MOLECULAR MACHINES

Then comes the second big idea, getting these molecular machines to make copies of themselves, which then make copies of themselves, which then make copies, and so on. This would lead to exponential growth of tiny machines that could then be used to construct macro scale objects from appropriate molecular feedstock’s, and with no wastage. In theory, large, complex structures could be built with atomic precision out of something as robust as diamond, or similar "diamondoid" substances. This is molecular manufacturing.

These ideas were first made widely known by Dr. K. Eric Drexler in his 1986 book Engines of Creation, and have since then found their home at the Foresight Institute (www.foresight.org) and the Institute for Molecular Manufacturing (www.imm.org). Drexler followed up in 1992 with a more technical look at the subject in his book Nanosystems, and is currently working on an updated edition of "Engines".

The potential of such technology to change our world is indeed truly staggering, if it can be realized. Whether it can or not is a subject of debate, sometimes fierce. There is, though, an unassailable argument for the feasibility, in principle, of self-replicating machines that construct things on a molecular level, this being that they already exist—all living things, including ourselves, are built this way. However, Drexler also went on to outline scenarios for making and organizing armies of programmable assemblers. These scenarios are quite different from what we see in nature and here there is certainly more room for debate, especially about matters of complexity, control, and the practicability of making assemblers general purpose (molecular machinery in nature is generally very specific in function, but operates in concert with a host of other machines in a hugely-complex orchestrated effort that is still poorly understood). It has been argued that approaches more akin to those used by nature might be more fruitful than some outlined by Drexler. On the other hand, nature's technology has evolved by chance. Conscious design could in principle allow the creation of machines and materials that nature never produced.

If you accept that general-purpose, programmable assemblers can be constructed, you still have to be careful about predicting what they could make. Building up a three-dimensional structure purely out of diamond, even one with a complex shape, is a relatively simple programming task. Making a steak, which is in turn made of cells, which are themselves vastly complex machines, is another matter altogether. Drexler never made such a suggestion, but it and similar have appeared in the media, which has done nothing to promote public understanding or reasoned debate.

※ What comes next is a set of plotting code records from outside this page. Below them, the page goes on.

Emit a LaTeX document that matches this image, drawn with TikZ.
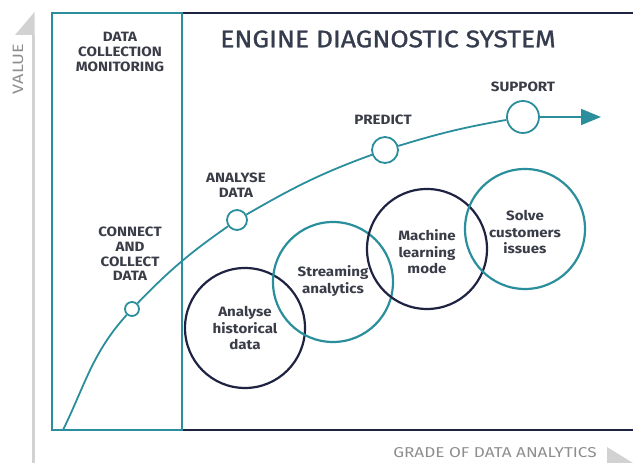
\documentclass[tikz,border=0pt]{standalone}
\usepackage{fontspec}
\setmainfont{Fira Sans}
\newfontfamily\lblfont{Fira Sans}[FakeStretch=1.12]
\newfontfamily\ttlfont{Fira Sans}[FakeStretch=1.1,FakeBold=1.2]
\newfontfamily\axfont{Fira Sans}[FakeStretch=1.2]
\usetikzlibrary{arrows.meta}
\definecolor{teal1}{HTML}{2A8E9C}
\definecolor{navy1}{HTML}{1F2342}
\definecolor{txt1}{HTML}{3A3D48}
\definecolor{ttl}{HTML}{343C4E}
\definecolor{axg}{HTML}{D2D2D2}
\definecolor{axt}{HTML}{8E8E8E}
\begin{document}
\begin{tikzpicture}[x=1pt,y=1pt,
  frameT/.style={teal1,line width=2pt},
  frameN/.style={navy1,line width=2pt},
  caps/.style={font=\lblfont\fontsize{13.5}{14.8}\selectfont\bfseries,text=txt1,align=center,inner sep=0},
  body/.style={font=\lblfont\fontsize{13.5}{16.5}\selectfont\bfseries,text=txt1,align=center,inner sep=0},
  dot/.style={circle,draw=teal1,line width=1.8pt,fill=white,inner sep=0},
  bigT/.style={circle,draw=teal1,line width=2.2pt,minimum size=120pt,inner sep=0},
  bigN/.style={circle,draw=navy1,line width=2.2pt,minimum size=120pt,inner sep=0},
  curve/.style={teal1,line width=1.8pt}]
\useasboundingbox (0,0) rectangle (633,463);
% axes
\fill[axg] (31.5,0) rectangle (34.5,428);
\fill[axg] (34.5,451) -- (34.5,428) -- (15,428) -- cycle;
\fill[axg] (607,16) -- (607,0) -- (633,0) -- cycle;
\node[rotate=90,text=axt,font=\axfont\fontsize{15}{15}\selectfont,inner sep=0] (value) at (18,394) {VALUE};
\node[text=axt,font=\axfont\fontsize{14.3}{14.3}\selectfont,inner sep=0] (grade) at (495,10) {GRADE OF DATA ANALYTICS};
% frame
\coordinate (tl) at (52,450);
\coordinate (bl) at (52,33);
\coordinate (tm) at (182,450);
\coordinate (bm) at (182,33);
\coordinate (tr) at (633,450);
\coordinate (br) at (633,33);
\draw[frameN] (tm) -- (tr);
\draw[frameN] (bm) -- (br);
\draw[frameT,line cap=rect] (tm) -- (tl) -- (bl) -- (bm) -- cycle;
% texts
\node[text=ttl,font=\ttlfont\fontsize{24}{24}\selectfont,inner sep=0] (title) at (388,424) {ENGINE DIAGNOSTIC SYSTEM};
\node[caps] (dcm) at (120,411) {DATA\\COLLECTION\\MONITORING};
\node[caps] (cacd) at (130,209) {CONNECT\\AND\\COLLECT\\DATA};
\node[caps] (ad) at (236,278) {ANALYSE\\DATA};
\node[caps] (pr) at (383,343) {PREDICT};
\node[caps] (su) at (523,376) {SUPPORT};
% big circles
\node[bigN] (hist) at (245,135) {};
\node[bigT] (strm) at (333,181) {};
\node[bigN] (ml) at (427,214) {};
\node[bigT] (solve) at (525,234) {};
\node[body] at (245,135) {Analyse\\historical\\data};
\node[body] at (333,182) {Streaming\\analytics};
\node[body] at (427,211) {Machine\\learning\\mode};
\node[body] at (525,231) {Solve\\customers\\issues};
% curve
\coordinate (start) at (63,33);
\node[dot,minimum size=14pt] (c1) at (132,154) {};
\node[dot,minimum size=20pt] (c2) at (237,243) {};
\node[dot,minimum size=26pt] (c3) at (385,313) {};
\node[dot,minimum size=32pt] (c4) at (523,346) {};
\coordinate (tip) at (601,346);
\draw[curve] (start) to[out=64,in=228] (c1);
\draw[curve] (c1) to[out=46,in=215] (c2);
\draw[curve] (c2) to[out=30,in=200] (c3);
\draw[curve] (c3) to[out=17,in=190] (c4);
\draw[curve,-{Triangle[length=20pt,width=16pt]}] (c4) -- (tip);
\end{tikzpicture}
\end{document}
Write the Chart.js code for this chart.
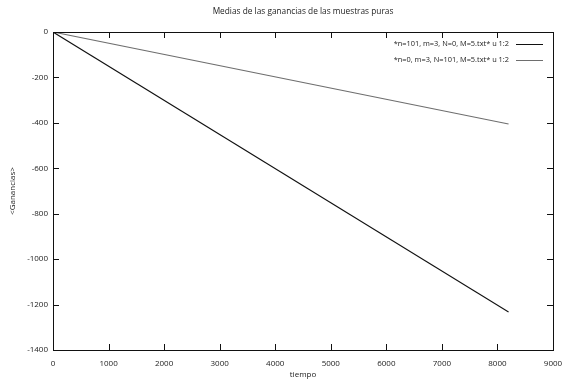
<!DOCTYPE html>
<html>
<head>
<meta charset="utf-8">
<script src="https://cdn.jsdelivr.net/npm/chart.js@4.4.0/dist/chart.umd.min.js"></script>
<style>
  html, body { margin: 0; padding: 0; background: #fff; }
  #wrap { width: 563px; height: 380px; }
</style>
</head>
<body>
<div id="wrap"><canvas id="chart"></canvas></div>
<script>
// data (gnuplot output, straight lines from origin)
const tiempo = [0, 8200];
const gananciasPuras1 = [0, -1233];
const gananciasPuras2 = [0, -405];
const seriesLabels = [
  "*n=101, m=3, N=0, M=5.txt* u 1:2",
  "*n=0, m=3, N=101, M=5.txt* u 1:2",
];
const seriesColors = ["#111111", "#6e6e6e"];
const xTicks = [0, 1000, 2000, 3000, 4000, 5000, 6000, 7000, 8000, 9000];
const yTicks = [0, -200, -400, -600, -800, -1000, -1200, -1400];
const chartTitle = "Medias de las ganancias de las muestras puras";

const FONT = "'Open Sans', 'Noto Sans', sans-serif";
const toPoints = (xs, ys) => xs.map((x, i) => ({ x, y: ys[i] }));

// gnuplot-ish frame: full box, ticks pointing inwards on all four sides,
// title centred over the plot, legend inside the top-right corner
const gnuplotFrame = {
  id: "gnuplotFrame",
  afterDraw(chart) {
    const { ctx, chartArea: a, scales } = chart;
    ctx.save();
    ctx.strokeStyle = "#111";
    ctx.lineWidth = 1;
    ctx.strokeRect(a.left + 0.5, a.top + 0.5, a.right - a.left, a.bottom - a.top);
    const tl = 6;
    ctx.beginPath();
    xTicks.forEach((v) => {
      const px = Math.round(scales.x.getPixelForValue(v)) + 0.5;
      ctx.moveTo(px, a.bottom);
      ctx.lineTo(px, a.bottom - tl);
      ctx.moveTo(px, a.top);
      ctx.lineTo(px, a.top + tl);
    });
    yTicks.forEach((v) => {
      const py = Math.round(scales.y.getPixelForValue(v)) + 0.5;
      ctx.moveTo(a.left, py);
      ctx.lineTo(a.left + tl, py);
      ctx.moveTo(a.right, py);
      ctx.lineTo(a.right - tl, py);
    });
    ctx.stroke();

    ctx.fillStyle = "#222";
    ctx.textBaseline = "middle";
    ctx.textAlign = "center";
    ctx.font = "8.3px " + FONT;
    ctx.fillText(chartTitle, (a.left + a.right) / 2, 12);

    ctx.font = "7.4px " + FONT;
    ctx.textAlign = "right";
    chart.data.datasets.forEach((ds, i) => {
      const y = a.top + 12 + i * 16;
      ctx.fillText(ds.label, a.right - 44, y);
      ctx.strokeStyle = ds.borderColor;
      ctx.beginPath();
      ctx.moveTo(a.right - 37, Math.round(y) + 0.5);
      ctx.lineTo(a.right - 10, Math.round(y) + 0.5);
      ctx.stroke();
    });
    ctx.restore();
  },
};

new Chart(document.getElementById("chart"), {
  type: "scatter",
  data: {
    datasets: [
      {
        label: seriesLabels[0],
        data: toPoints(tiempo, gananciasPuras1),
        borderColor: seriesColors[0],
        backgroundColor: seriesColors[0],
        showLine: true,
        borderWidth: 1.1,
        pointRadius: 0,
      },
      {
        label: seriesLabels[1],
        data: toPoints(tiempo, gananciasPuras2),
        borderColor: seriesColors[1],
        backgroundColor: seriesColors[1],
        showLine: true,
        borderWidth: 1.1,
        pointRadius: 0,
      },
    ],
  },
  options: {
    responsive: true,
    maintainAspectRatio: false,
    animation: false,
    layout: { padding: { left: 0, right: 10, top: 32, bottom: 0 } },
    plugins: {
      legend: { display: false },
      tooltip: { enabled: false },
      title: { display: false },
    },
    scales: {
      x: {
        type: "linear",
        min: 0,
        max: 9000,
        afterBuildTicks: (s) => { s.ticks = xTicks.map((v) => ({ value: v })); },
        afterFit: (s) => {
          s.height = 30;
          s.paddingLeft = 0;
          s.paddingRight = 0;
        },
        border: { display: false },
        grid: { display: false, drawTicks: false },
        ticks: {
          color: "#222", padding: 9, maxRotation: 0,
          font: { family: FONT, size: 8 },
          callback: (v) => String(v),
        },
        title: {
          display: true,
          text: "tiempo",
          color: "#222",
          font: { family: FONT, size: 8 },
          padding: { top: 0, bottom: 0 },
        },
      },
      y: {
        type: "linear",
        min: -1400,
        max: 0,
        afterBuildTicks: (s) => { s.ticks = yTicks.map((v) => ({ value: v })); },
        afterFit: (s) => {
          s.width = 53;
          s.paddingTop = 0;
          s.paddingBottom = 0;
        },
        border: { display: false },
        grid: { display: false, drawTicks: false },
        ticks: {
          color: "#222", padding: 5,
          font: { family: FONT, size: 8 },
          callback: (v) => String(v),
        },
        title: {
          display: true,
          text: "<Ganancias>",
          color: "#222",
          font: { family: FONT, size: 8 },
          padding: { top: 8, bottom: 0 },
        },
      },
    },
  },
  plugins: [gnuplotFrame],
});
</script>
</body>
</html>
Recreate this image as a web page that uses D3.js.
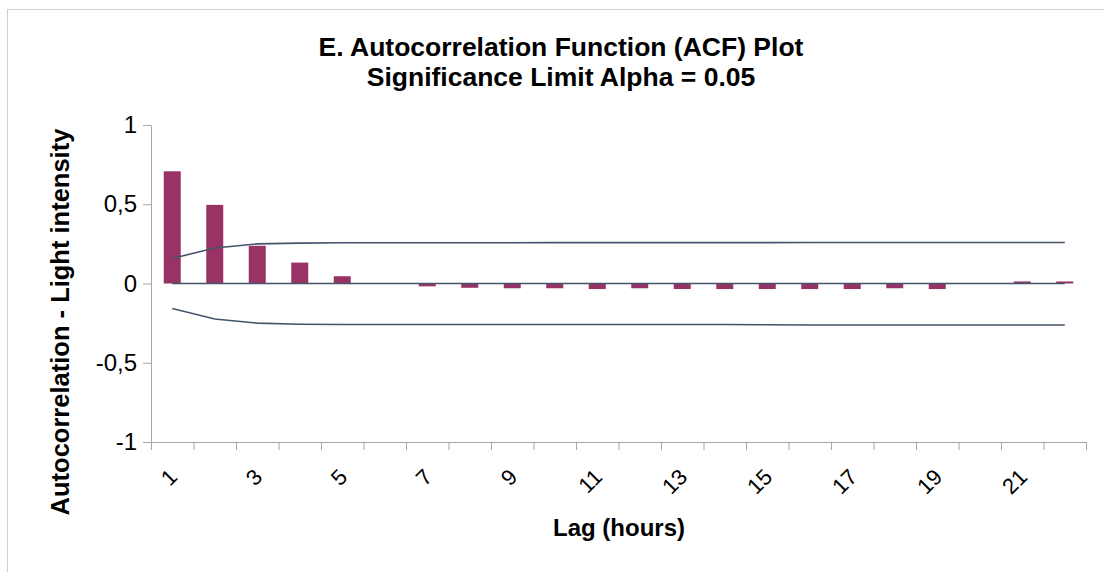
<!DOCTYPE html>
<html>
<head>
<meta charset="utf-8">
<script src="https://cdn.jsdelivr.net/npm/d3@7"></script>
<style>
  html, body { margin: 0; padding: 0; background: #fff; }
  svg { display: block; font-family: "Liberation Sans", Arial, sans-serif; }
</style>
</head>
<body>
<svg id="chart" width="1104" height="572"></svg>
<script>
// Lags (hours) and autocorrelation coefficients
const lags = [1, 2, 3, 4, 5, 6, 7, 8, 9, 10, 11, 12, 13, 14, 15, 16, 17, 18, 19, 20, 21, 22];
const acf = [0.708, 0.496, 0.238, 0.132, 0.046, -0.002, -0.018, -0.027, -0.030, -0.030, -0.035,
             -0.030, -0.035, -0.035, -0.035, -0.035, -0.035, -0.030, -0.035, 0.003, 0.013, 0.013];
// Significance limits (alpha = 0.05)
const upperLimit = [0.158, 0.224, 0.250, 0.255, 0.257, 0.257, 0.257, 0.257, 0.257, 0.258, 0.258,
                    0.258, 0.258, 0.258, 0.258, 0.259, 0.259, 0.259, 0.259, 0.259, 0.259, 0.259];
const lowerLimit = [-0.158, -0.224, -0.250, -0.257, -0.259, -0.259, -0.259, -0.259, -0.259, -0.259, -0.259,
                    -0.259, -0.259, -0.259, -0.260, -0.262, -0.262, -0.262, -0.262, -0.262, -0.262, -0.262];
// Axis labels
const yTickValues = [-1, -0.5, 0, 0.5, 1];
const yTickLabels = ["-1", "-0,5", "0", "0,5", "1"];
const xTickLabels = ["1", "3", "5", "7", "9", "11", "13", "15", "17", "19", "21"];
const titleLines = ["E. Autocorrelation Function (ACF) Plot", "Significance Limit Alpha = 0.05"];

const svg = d3.select("#chart");
const plot = { left: 151, right: 1086, top: 125, bottom: 442 };

const barColor = "#993366";
const lineColor = "#44546A";
const axisColor = "#A6A6A6";

// Outer chart frame
svg.append("rect")
  .attr("x", 7.5).attr("y", 9.5)
  .attr("width", 1110).attr("height", 580)
  .attr("fill", "none").attr("stroke", "#D0D0D0").attr("stroke-width", 1);

const x = d3.scaleBand().domain(lags).range([plot.left, plot.right]).padding(0);
const xEdge = d3.scaleLinear().domain([0, lags.length]).range([plot.left, plot.right]);
const y = d3.scaleLinear().domain([-1, 1]).range([plot.bottom, plot.top]);
const cx = d => x(d) + x.bandwidth() / 2;

// Y axis
const yAxis = svg.append("g")
  .attr("transform", `translate(${plot.left},0)`)
  .call(d3.axisLeft(y)
    .tickValues(yTickValues)
    .tickFormat((d, i) => yTickLabels[i])
    .tickSize(8).tickSizeOuter(0).tickPadding(6));
yAxis.select(".domain").attr("stroke", axisColor);
yAxis.selectAll(".tick line").attr("stroke", axisColor);
yAxis.selectAll(".tick text")
  .attr("font-size", 24).attr("fill", "#000")
  .attr("font-family", "Liberation Sans, Arial, sans-serif");

// X axis (ticks on category boundaries)
const xAxis = svg.append("g")
  .attr("transform", `translate(0,${plot.bottom})`)
  .call(d3.axisBottom(xEdge)
    .tickValues(d3.range(0, lags.length + 1))
    .tickFormat("")
    .tickSize(8).tickSizeOuter(0));
xAxis.select(".domain").attr("stroke", axisColor);
xAxis.selectAll(".tick line").attr("stroke", axisColor);

// Category labels, every second lag, rotated
svg.append("g").selectAll("text")
  .data(xTickLabels)
  .join("text")
  .attr("transform", d => `translate(${cx(+d) + 1},${plot.bottom + 31}) rotate(-45)`)
  .attr("text-anchor", "end")
  .attr("dominant-baseline", "central")
  .attr("font-size", 22)
  .attr("fill", "#000")
  .text(d => d);

// ACF bars (gap width 150%)
const barW = x.bandwidth() * 0.4;
svg.append("g").selectAll("rect")
  .data(lags.map((lag, i) => ({ lag, v: acf[i] })))
  .join("rect")
  .attr("x", d => cx(d.lag) - barW / 2)
  .attr("width", barW)
  .attr("y", d => y(Math.max(0, d.v)))
  .attr("height", d => Math.abs(y(d.v) - y(0)))
  .attr("fill", barColor);

// Zero line and significance limits
const line = d3.line().x(d => cx(d.lag)).y(d => y(d.v));
svg.append("path")
  .datum([{ lag: lags[0], v: 0 }, { lag: lags[lags.length - 1], v: 0 }])
  .attr("d", line).attr("fill", "none")
  .attr("stroke", lineColor).attr("stroke-width", 1.6);
[upperLimit, lowerLimit].forEach(series => {
  svg.append("path")
    .datum(lags.map((lag, i) => ({ lag, v: series[i] })))
    .attr("d", line).attr("fill", "none")
    .attr("stroke", lineColor).attr("stroke-width", 1.6);
});

// Titles
svg.append("text")
  .attr("x", 561).attr("y", 56)
  .attr("text-anchor", "middle")
  .attr("font-size", 26.5).attr("font-weight", "bold")
  .selectAll("tspan")
  .data(titleLines)
  .join("tspan")
  .attr("x", 561)
  .attr("dy", (d, i) => i === 0 ? 0 : 30)
  .text(d => d);

svg.append("text")
  .attr("x", 619).attr("y", 536)
  .attr("text-anchor", "middle")
  .attr("font-size", 24).attr("font-weight", "bold")
  .text("Lag (hours)");

svg.append("text")
  .attr("transform", `translate(69,322) rotate(-90)`)
  .attr("text-anchor", "middle")
  .attr("font-size", 25.5).attr("font-weight", "bold")
  .text("Autocorrelation - Light intensity");
</script>
</body>
</html>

Drexler speculated extensively on the possibilities of molecular machines and saw the potential for not only a dramatic impacts on society the world over, but also dangers. The most famous, and contentious, of these is the prospect of self-replicating assemblers getting out of control and consuming everything in their path to make more copies of themselves, turning everything into”gray goo" in the process. There are good arguments against such an apocalyptic scenario, some of which are presented on the Foresight Institute's own web site (http://www.foresight.org/NanoRev/Ecophagy.html), but a replicating machine could certainly present dangers comparable to a genetically engineered virus, and probably worse (genetically engineered viruses, however, will remain a much more real threat for some time to come). Drexler's recognition of the potential impact and dangers led him to decide that, even if they were still a long way off, it wasn't too early to start preparing for them. A part of the mission of the Foresight Institute, and the research oriented Institute for Molecular Manufacturing, is to do just that. Their guidelines for developing molecular nanotechnology responsibly are outlined at http://www.foresight.org/guidelines/current.html.

Assuming that a molecular assembler, as envisaged by Drexler, can be made (and be made to be economically productive), it won't be for some time yet—even the optimists talk about a period of ten to twenty years or more. However, current work on molecular nanotechnology is not limited to theoretical papers and computer models. The company Zyvex, which bills itself as the world's first molecular nanotechnology company, has recently teamed up with some respected academic groups and attracted government funding to work on building assemblers, starting at the micro scale but, hopefully, moving down to the nanoscale.